AVAILABLE DATA:

- - -

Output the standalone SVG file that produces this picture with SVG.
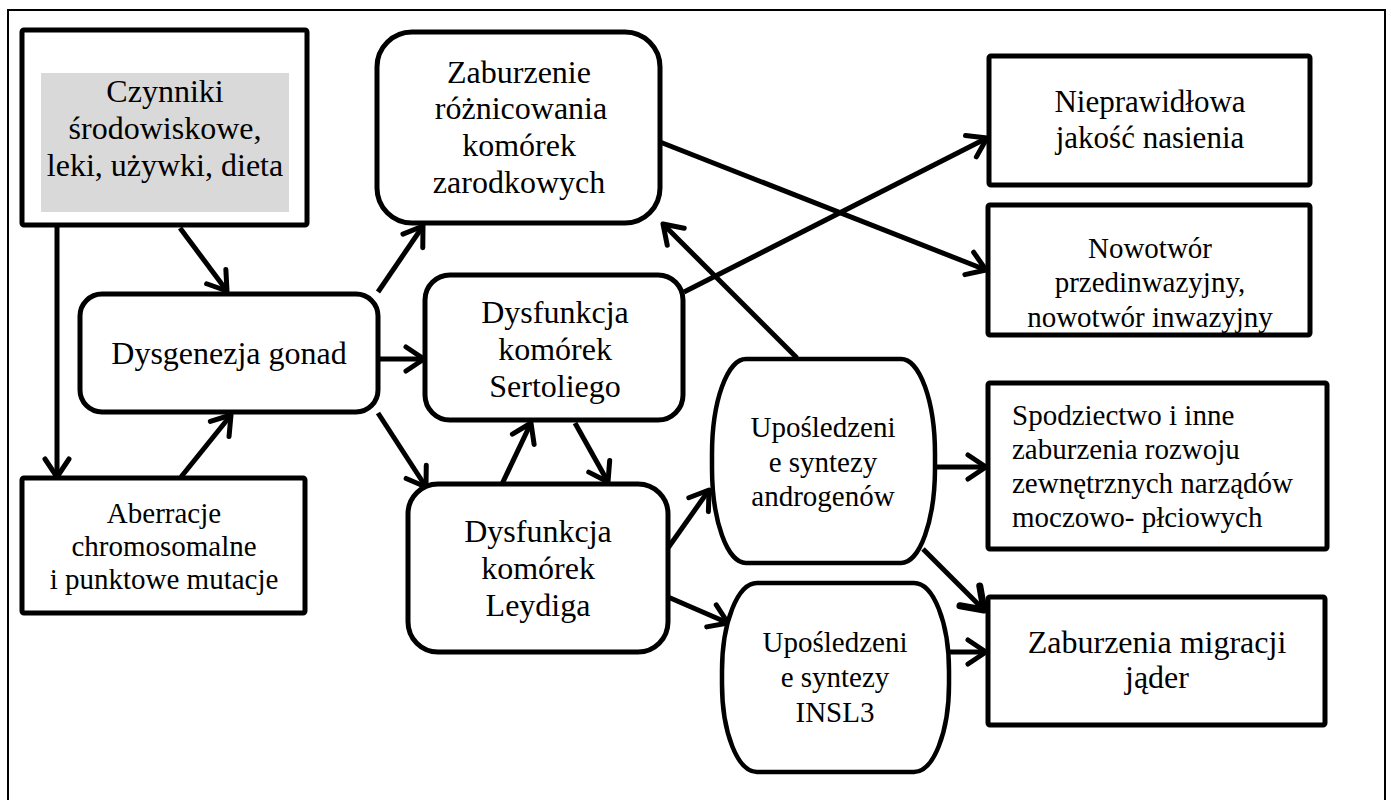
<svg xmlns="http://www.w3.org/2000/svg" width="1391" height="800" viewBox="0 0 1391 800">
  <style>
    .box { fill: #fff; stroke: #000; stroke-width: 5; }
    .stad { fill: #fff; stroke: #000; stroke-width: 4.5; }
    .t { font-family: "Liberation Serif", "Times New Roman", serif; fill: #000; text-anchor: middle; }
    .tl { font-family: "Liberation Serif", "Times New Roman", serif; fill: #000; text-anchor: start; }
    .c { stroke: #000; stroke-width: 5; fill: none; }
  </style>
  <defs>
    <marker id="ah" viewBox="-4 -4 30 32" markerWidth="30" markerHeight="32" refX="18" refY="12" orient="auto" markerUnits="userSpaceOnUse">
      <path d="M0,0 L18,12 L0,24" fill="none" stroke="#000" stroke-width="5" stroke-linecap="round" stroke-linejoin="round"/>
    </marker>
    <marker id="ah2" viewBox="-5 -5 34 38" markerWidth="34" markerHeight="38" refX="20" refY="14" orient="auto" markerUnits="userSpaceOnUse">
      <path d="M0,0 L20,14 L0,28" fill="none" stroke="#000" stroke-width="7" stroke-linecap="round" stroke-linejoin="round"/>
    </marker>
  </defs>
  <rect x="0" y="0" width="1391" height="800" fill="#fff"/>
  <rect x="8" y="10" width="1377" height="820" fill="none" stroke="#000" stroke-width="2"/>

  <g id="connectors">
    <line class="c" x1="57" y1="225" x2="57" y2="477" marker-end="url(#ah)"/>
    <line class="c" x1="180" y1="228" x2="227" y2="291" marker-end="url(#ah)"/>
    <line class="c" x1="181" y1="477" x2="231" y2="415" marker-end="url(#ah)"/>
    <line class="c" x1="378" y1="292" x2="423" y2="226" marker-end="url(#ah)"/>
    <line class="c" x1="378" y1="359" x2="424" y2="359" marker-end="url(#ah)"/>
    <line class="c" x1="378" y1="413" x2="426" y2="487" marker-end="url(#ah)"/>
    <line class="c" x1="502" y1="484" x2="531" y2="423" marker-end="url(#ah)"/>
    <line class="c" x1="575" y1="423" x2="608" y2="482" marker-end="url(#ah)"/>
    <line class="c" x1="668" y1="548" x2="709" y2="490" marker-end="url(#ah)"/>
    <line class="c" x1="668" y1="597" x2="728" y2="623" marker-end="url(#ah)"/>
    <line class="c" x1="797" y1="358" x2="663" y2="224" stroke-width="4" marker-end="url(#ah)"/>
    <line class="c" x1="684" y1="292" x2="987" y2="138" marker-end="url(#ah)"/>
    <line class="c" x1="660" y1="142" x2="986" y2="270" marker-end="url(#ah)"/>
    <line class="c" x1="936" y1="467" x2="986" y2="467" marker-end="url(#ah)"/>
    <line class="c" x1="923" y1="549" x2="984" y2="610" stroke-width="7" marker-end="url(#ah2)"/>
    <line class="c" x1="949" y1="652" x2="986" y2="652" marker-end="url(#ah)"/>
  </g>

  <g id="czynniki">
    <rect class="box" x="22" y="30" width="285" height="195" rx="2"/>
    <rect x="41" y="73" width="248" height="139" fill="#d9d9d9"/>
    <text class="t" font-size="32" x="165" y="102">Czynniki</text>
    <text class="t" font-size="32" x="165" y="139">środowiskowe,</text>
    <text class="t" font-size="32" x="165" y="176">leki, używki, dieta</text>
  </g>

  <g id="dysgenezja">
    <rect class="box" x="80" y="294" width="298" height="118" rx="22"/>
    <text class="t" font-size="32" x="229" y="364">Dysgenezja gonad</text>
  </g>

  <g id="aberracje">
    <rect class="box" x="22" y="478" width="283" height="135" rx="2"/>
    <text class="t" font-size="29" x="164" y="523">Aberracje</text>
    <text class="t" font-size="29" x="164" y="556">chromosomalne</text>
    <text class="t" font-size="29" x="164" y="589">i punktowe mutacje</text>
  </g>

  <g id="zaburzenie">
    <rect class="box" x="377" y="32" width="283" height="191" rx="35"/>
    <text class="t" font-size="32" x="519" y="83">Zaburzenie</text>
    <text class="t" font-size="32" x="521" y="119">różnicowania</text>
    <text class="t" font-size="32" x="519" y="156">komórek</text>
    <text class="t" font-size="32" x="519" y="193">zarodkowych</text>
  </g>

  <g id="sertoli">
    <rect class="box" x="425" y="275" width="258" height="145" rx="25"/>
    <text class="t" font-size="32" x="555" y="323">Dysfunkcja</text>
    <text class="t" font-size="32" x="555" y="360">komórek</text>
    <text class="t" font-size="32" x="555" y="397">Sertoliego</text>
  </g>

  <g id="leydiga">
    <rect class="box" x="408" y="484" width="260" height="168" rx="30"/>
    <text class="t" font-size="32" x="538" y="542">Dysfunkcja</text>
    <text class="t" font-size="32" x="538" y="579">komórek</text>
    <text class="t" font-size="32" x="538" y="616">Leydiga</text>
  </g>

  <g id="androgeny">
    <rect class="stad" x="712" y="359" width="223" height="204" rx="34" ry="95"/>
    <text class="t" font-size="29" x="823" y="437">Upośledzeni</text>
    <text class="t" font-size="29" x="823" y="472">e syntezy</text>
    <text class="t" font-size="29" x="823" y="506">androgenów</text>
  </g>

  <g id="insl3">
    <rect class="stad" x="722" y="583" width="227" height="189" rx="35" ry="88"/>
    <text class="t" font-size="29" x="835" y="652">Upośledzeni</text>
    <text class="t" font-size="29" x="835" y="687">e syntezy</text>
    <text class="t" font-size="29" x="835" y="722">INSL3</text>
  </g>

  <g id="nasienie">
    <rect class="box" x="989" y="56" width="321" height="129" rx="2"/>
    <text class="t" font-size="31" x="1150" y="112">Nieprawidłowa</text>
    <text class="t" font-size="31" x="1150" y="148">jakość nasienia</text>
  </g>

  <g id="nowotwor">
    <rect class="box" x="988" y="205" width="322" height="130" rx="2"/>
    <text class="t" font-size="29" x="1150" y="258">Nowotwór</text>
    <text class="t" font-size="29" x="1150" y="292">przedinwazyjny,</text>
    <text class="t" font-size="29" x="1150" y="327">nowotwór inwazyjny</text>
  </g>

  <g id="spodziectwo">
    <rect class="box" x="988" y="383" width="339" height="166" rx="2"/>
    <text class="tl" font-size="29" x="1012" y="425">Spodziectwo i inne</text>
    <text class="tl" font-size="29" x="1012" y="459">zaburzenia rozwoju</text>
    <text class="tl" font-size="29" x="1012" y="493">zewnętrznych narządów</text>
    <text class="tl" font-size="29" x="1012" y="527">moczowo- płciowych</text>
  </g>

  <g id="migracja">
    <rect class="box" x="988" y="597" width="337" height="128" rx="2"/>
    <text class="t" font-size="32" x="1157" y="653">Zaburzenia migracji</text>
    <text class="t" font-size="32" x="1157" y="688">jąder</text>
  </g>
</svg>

- - -

Reproduce the data word for word, excluding its pictures.

THE RESULT:
Output the standalone SVG file that produces this picture with SVG.
<svg xmlns="http://www.w3.org/2000/svg" width="1391" height="800" viewBox="0 0 1391 800">
  <style>
    .box { fill: #fff; stroke: #000; stroke-width: 5; }
    .stad { fill: #fff; stroke: #000; stroke-width: 4.5; }
    .t { font-family: "Liberation Serif", "Times New Roman", serif; fill: #000; text-anchor: middle; }
    .tl { font-family: "Liberation Serif", "Times New Roman", serif; fill: #000; text-anchor: start; }
    .c { stroke: #000; stroke-width: 5; fill: none; }
  </style>
  <defs>
    <marker id="ah" viewBox="-4 -4 30 32" markerWidth="30" markerHeight="32" refX="18" refY="12" orient="auto" markerUnits="userSpaceOnUse">
      <path d="M0,0 L18,12 L0,24" fill="none" stroke="#000" stroke-width="5" stroke-linecap="round" stroke-linejoin="round"/>
    </marker>
    <marker id="ah2" viewBox="-5 -5 34 38" markerWidth="34" markerHeight="38" refX="20" refY="14" orient="auto" markerUnits="userSpaceOnUse">
      <path d="M0,0 L20,14 L0,28" fill="none" stroke="#000" stroke-width="7" stroke-linecap="round" stroke-linejoin="round"/>
    </marker>
  </defs>
  <rect x="0" y="0" width="1391" height="800" fill="#fff"/>
  <rect x="8" y="10" width="1377" height="820" fill="none" stroke="#000" stroke-width="2"/>

  <g id="connectors">
    <line class="c" x1="57" y1="225" x2="57" y2="477" marker-end="url(#ah)"/>
    <line class="c" x1="180" y1="228" x2="227" y2="291" marker-end="url(#ah)"/>
    <line class="c" x1="181" y1="477" x2="231" y2="415" marker-end="url(#ah)"/>
    <line class="c" x1="378" y1="292" x2="423" y2="226" marker-end="url(#ah)"/>
    <line class="c" x1="378" y1="359" x2="424" y2="359" marker-end="url(#ah)"/>
    <line class="c" x1="378" y1="413" x2="426" y2="487" marker-end="url(#ah)"/>
    <line class="c" x1="502" y1="484" x2="531" y2="423" marker-end="url(#ah)"/>
    <line class="c" x1="575" y1="423" x2="608" y2="482" marker-end="url(#ah)"/>
    <line class="c" x1="668" y1="548" x2="709" y2="490" marker-end="url(#ah)"/>
    <line class="c" x1="668" y1="597" x2="728" y2="623" marker-end="url(#ah)"/>
    <line class="c" x1="797" y1="358" x2="663" y2="224" stroke-width="4" marker-end="url(#ah)"/>
    <line class="c" x1="684" y1="292" x2="987" y2="138" marker-end="url(#ah)"/>
    <line class="c" x1="660" y1="142" x2="986" y2="270" marker-end="url(#ah)"/>
    <line class="c" x1="936" y1="467" x2="986" y2="467" marker-end="url(#ah)"/>
    <line class="c" x1="923" y1="549" x2="984" y2="610" stroke-width="7" marker-end="url(#ah2)"/>
    <line class="c" x1="949" y1="652" x2="986" y2="652" marker-end="url(#ah)"/>
  </g>

  <g id="czynniki">
    <rect class="box" x="22" y="30" width="285" height="195" rx="2"/>
    <rect x="41" y="73" width="248" height="139" fill="#d9d9d9"/>
    <text class="t" font-size="32" x="165" y="102">Czynniki</text>
    <text class="t" font-size="32" x="165" y="139">środowiskowe,</text>
    <text class="t" font-size="32" x="165" y="176">leki, używki, dieta</text>
  </g>

  <g id="dysgenezja">
    <rect class="box" x="80" y="294" width="298" height="118" rx="22"/>
    <text class="t" font-size="32" x="229" y="364">Dysgenezja gonad</text>
  </g>

  <g id="aberracje">
    <rect class="box" x="22" y="478" width="283" height="135" rx="2"/>
    <text class="t" font-size="29" x="164" y="523">Aberracje</text>
    <text class="t" font-size="29" x="164" y="556">chromosomalne</text>
    <text class="t" font-size="29" x="164" y="589">i punktowe mutacje</text>
  </g>

  <g id="zaburzenie">
    <rect class="box" x="377" y="32" width="283" height="191" rx="35"/>
    <text class="t" font-size="32" x="519" y="83">Zaburzenie</text>
    <text class="t" font-size="32" x="521" y="119">różnicowania</text>
    <text class="t" font-size="32" x="519" y="156">komórek</text>
    <text class="t" font-size="32" x="519" y="193">zarodkowych</text>
  </g>

  <g id="sertoli">
    <rect class="box" x="425" y="275" width="258" height="145" rx="25"/>
    <text class="t" font-size="32" x="555" y="323">Dysfunkcja</text>
    <text class="t" font-size="32" x="555" y="360">komórek</text>
    <text class="t" font-size="32" x="555" y="397">Sertoliego</text>
  </g>

  <g id="leydiga">
    <rect class="box" x="408" y="484" width="260" height="168" rx="30"/>
    <text class="t" font-size="32" x="538" y="542">Dysfunkcja</text>
    <text class="t" font-size="32" x="538" y="579">komórek</text>
    <text class="t" font-size="32" x="538" y="616">Leydiga</text>
  </g>

  <g id="androgeny">
    <rect class="stad" x="712" y="359" width="223" height="204" rx="34" ry="95"/>
    <text class="t" font-size="29" x="823" y="437">Upośledzeni</text>
    <text class="t" font-size="29" x="823" y="472">e syntezy</text>
    <text class="t" font-size="29" x="823" y="506">androgenów</text>
  </g>

  <g id="insl3">
    <rect class="stad" x="722" y="583" width="227" height="189" rx="35" ry="88"/>
    <text class="t" font-size="29" x="835" y="652">Upośledzeni</text>
    <text class="t" font-size="29" x="835" y="687">e syntezy</text>
    <text class="t" font-size="29" x="835" y="722">INSL3</text>
  </g>

  <g id="nasienie">
    <rect class="box" x="989" y="56" width="321" height="129" rx="2"/>
    <text class="t" font-size="31" x="1150" y="112">Nieprawidłowa</text>
    <text class="t" font-size="31" x="1150" y="148">jakość nasienia</text>
  </g>

  <g id="nowotwor">
    <rect class="box" x="988" y="205" width="322" height="130" rx="2"/>
    <text class="t" font-size="29" x="1150" y="258">Nowotwór</text>
    <text class="t" font-size="29" x="1150" y="292">przedinwazyjny,</text>
    <text class="t" font-size="29" x="1150" y="327">nowotwór inwazyjny</text>
  </g>

  <g id="spodziectwo">
    <rect class="box" x="988" y="383" width="339" height="166" rx="2"/>
    <text class="tl" font-size="29" x="1012" y="425">Spodziectwo i inne</text>
    <text class="tl" font-size="29" x="1012" y="459">zaburzenia rozwoju</text>
    <text class="tl" font-size="29" x="1012" y="493">zewnętrznych narządów</text>
    <text class="tl" font-size="29" x="1012" y="527">moczowo- płciowych</text>
  </g>

  <g id="migracja">
    <rect class="box" x="988" y="597" width="337" height="128" rx="2"/>
    <text class="t" font-size="32" x="1157" y="653">Zaburzenia migracji</text>
    <text class="t" font-size="32" x="1157" y="688">jąder</text>
  </g>
</svg>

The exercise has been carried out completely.